Author: Deborah Heiligman
Type: Non-fiction, single subject
Full title: Charles and Emma: The Darwins’ Leap of Faith
I read it: January 2013
Having just finished reading the Origin, it was opportune to receive this book from my mom as a birthday present. It’s a lovely biography of Darwin which focuses on his personal life as much as on his scientific work. We get to know Charles and Emma quite well, along with the children and other family members. Charles was a sickly person, constantly under the weather, which makes his strong (almost fanatical) work ethic admirable. The couple were dealt crippling blows with the death of three children (out of ten total). Indeed, they were burying a young son on the day that Charles’ friends were reading the first joint Darwin-Wallace paper to the Linnaean Society.

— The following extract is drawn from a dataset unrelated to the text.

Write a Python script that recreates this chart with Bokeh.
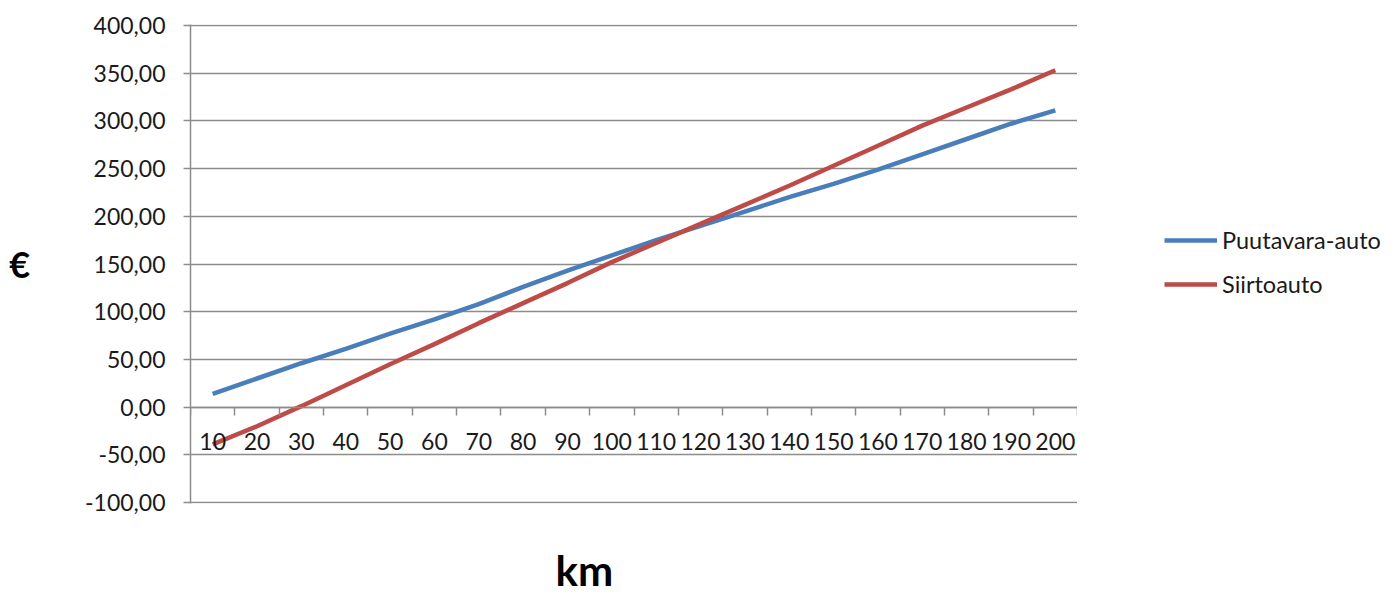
from bokeh.plotting import figure
from bokeh.layouts import row
from bokeh.models import (Range1d, LinearAxis, FixedTicker, CustomJSTickFormatter,
                          Legend, LegendItem, ColumnDataSource)
from bokeh.embed import file_html
from bokeh.resources import INLINE

# ---- data ----
km = ["10", "20", "30", "40", "50", "60", "70", "80", "90", "100",
      "110", "120", "130", "140", "150", "160", "170", "180", "190", "200"]
puutavara_auto = [14, 30, 46, 61, 77, 92, 108, 126, 143, 159,
                  175, 190, 205, 220, 234, 249, 265, 281, 297, 311]
siirtoauto = [-39, -20, 1, 23, 45, 66, 88, 109, 130, 152,
              172, 192, 212, 232, 253, 274, 295, 314, 333, 353]
y_ticks = [-100, -50, 0, 50, 100, 150, 200, 250, 300, 350, 400]
series_names = ["Puutavara-auto", "Siirtoauto"]
x_title = "km"
y_title = "€"

BLUE = "#4A7EBB"
RED = "#BE4B48"
GRID = "#8C8C8C"
TXT = "#1a1a1a"
FONT = "Lato"

# category slots: each category occupies one unit, centred at i + 0.5
slot_centers = [i + 0.5 for i in range(len(km))]
slot_edges = list(range(len(km) + 1))
src = ColumnDataSource(dict(x=slot_centers, km=km, a=puutavara_auto, b=siirtoauto))

p = figure(width=1077, height=597, output_backend="svg", toolbar_location=None,
           x_range=Range1d(0, len(km)), y_range=Range1d(-101, 401),
           min_border_left=190, min_border_right=0, min_border_top=24, min_border_bottom=92,
           x_axis_location=None, y_axis_location=None)
p.outline_line_color = None
p.background_fill_color = "white"
p.border_fill_color = "white"

# y axis
yax = LinearAxis(ticker=FixedTicker(ticks=y_ticks),
                 formatter=CustomJSTickFormatter(code="return tick.toFixed(2).replace('.', ',');"))
yax.axis_line_color = GRID
yax.axis_line_width = 1.5
yax.major_tick_line_color = GRID
yax.major_tick_line_width = 1.5
yax.major_tick_out = 7
yax.major_tick_in = 0
yax.minor_tick_line_color = None
yax.major_label_text_font = FONT
yax.major_label_text_font_size = "23px"
yax.major_label_text_color = TXT
yax.major_label_standoff = 18
yax.axis_label = y_title
yax.axis_label_orientation = "horizontal"
yax.axis_label_text_font = FONT
yax.axis_label_text_font_size = "36px"
yax.axis_label_text_font_style = "bold"
yax.axis_label_text_color = "black"
yax.axis_label_standoff = 52
p.add_layout(yax, "left")

# horizontal gridlines
p.ygrid.ticker = FixedTicker(ticks=y_ticks)
p.ygrid.grid_line_color = GRID
p.ygrid.grid_line_width = 1.5
p.xgrid.grid_line_color = None

# x axis line + tick marks between categories, drawn at y = 0 (ticks pointing down)
tick_ax = LinearAxis(ticker=FixedTicker(ticks=slot_edges), fixed_location=0)
tick_ax.axis_line_color = GRID
tick_ax.axis_line_width = 1.5
tick_ax.major_tick_line_color = GRID
tick_ax.major_tick_line_width = 1.5
tick_ax.major_tick_out = 0
tick_ax.major_tick_in = 8
tick_ax.minor_tick_line_color = None
tick_ax.major_label_text_color = None
tick_ax.major_label_text_font_size = "1px"
p.add_layout(tick_ax, "above")

# category labels centred in each slot, below y = 0
cax = LinearAxis(ticker=FixedTicker(ticks=slot_centers), fixed_location=0,
                 major_label_overrides={c: k for c, k in zip(slot_centers, km)})
cax.axis_line_color = None
cax.major_tick_line_color = None
cax.minor_tick_line_color = None
cax.major_tick_out = 0
cax.major_tick_in = 0
cax.major_label_text_font = FONT
cax.major_label_text_font_size = "23px"
cax.major_label_text_color = TXT
cax.major_label_standoff = -43
p.add_layout(cax, "above")

# x title, drawn as a single tick label placed below the plot
km_title_pos = 8.88
kax = LinearAxis(ticker=FixedTicker(ticks=[km_title_pos]),
                 major_label_overrides={km_title_pos: x_title})
kax.axis_line_color = None
kax.major_tick_line_color = None
kax.minor_tick_line_color = None
kax.major_tick_out = 0
kax.major_tick_in = 0
kax.major_label_standoff = 41
kax.major_label_text_font = FONT
kax.major_label_text_font_size = "42px"
kax.major_label_text_font_style = "bold"
kax.major_label_text_color = "black"
p.add_layout(kax, "below")

p.line(x="x", y="a", source=src, line_color=BLUE, line_width=4.5)
p.line(x="x", y="b", source=src, line_color=RED, line_width=4.5)

# ---- legend panel (separate figure to the right) ----
lg = figure(width=323, height=597, output_backend="svg", toolbar_location=None,
            x_range=Range1d(0, 1), y_range=Range1d(1000, 1001),
            min_border_left=0, min_border_right=0, min_border_top=0, min_border_bottom=0,
            x_axis_location=None, y_axis_location=None)
lg.outline_line_color = None
lg.background_fill_color = "white"
lg.border_fill_color = "white"
lg.xgrid.grid_line_color = None
lg.ygrid.grid_line_color = None
k1 = lg.line(x="x", y="a", source=src, line_color=BLUE, line_width=4.5)
k2 = lg.line(x="x", y="b", source=src, line_color=RED, line_width=4.5)

legend = Legend(items=[LegendItem(label=series_names[0], renderers=[k1]),
                       LegendItem(label=series_names[1], renderers=[k2])],
                location=(87, 205), orientation="vertical")
legend.padding = 0
legend.margin = 0
legend.spacing = 16
legend.glyph_width = 53
legend.glyph_height = 22
legend.label_height = 22
legend.label_standoff = 5
legend.label_text_font = FONT
legend.label_text_font_size = "23.5px"
legend.label_text_color = TXT
legend.border_line_color = None
legend.background_fill_alpha = 0
lg.add_layout(legend, "center")

layout = row(p, lg, spacing=0)
open("out.html", "w").write(file_html(layout, INLINE))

The largest topic is the difference of religious belief between Charles and Emma. They were both forward-thinking individuals, and Charles was extremely reluctant to upset the status quo with his radical ideas. Emma helped act as editor and adviser, and since she maintained a belief in heaven and at least some form of Christian god, she was a appropriate first reader. It was sweet that the two could reconcile their differences and remain intellectually honest while at the same time sharing a life together. The book makes it clear that they while they were required to attend parties from time to time given their upper-class lifestyle, they each preferred home life and were loath to be the center of controversy surrounding Darwin’s work. That being said, Darwin at one point was receiving over 700 letters per year from both fans and critics alike, and he responded to almost every one of them.
I highly recommend this book to anyone interested in the life of Charles Darwin. It apparently won an award for young adult non-fiction, which I did not even know was a genre. It would make a great addition to any family’s shelf.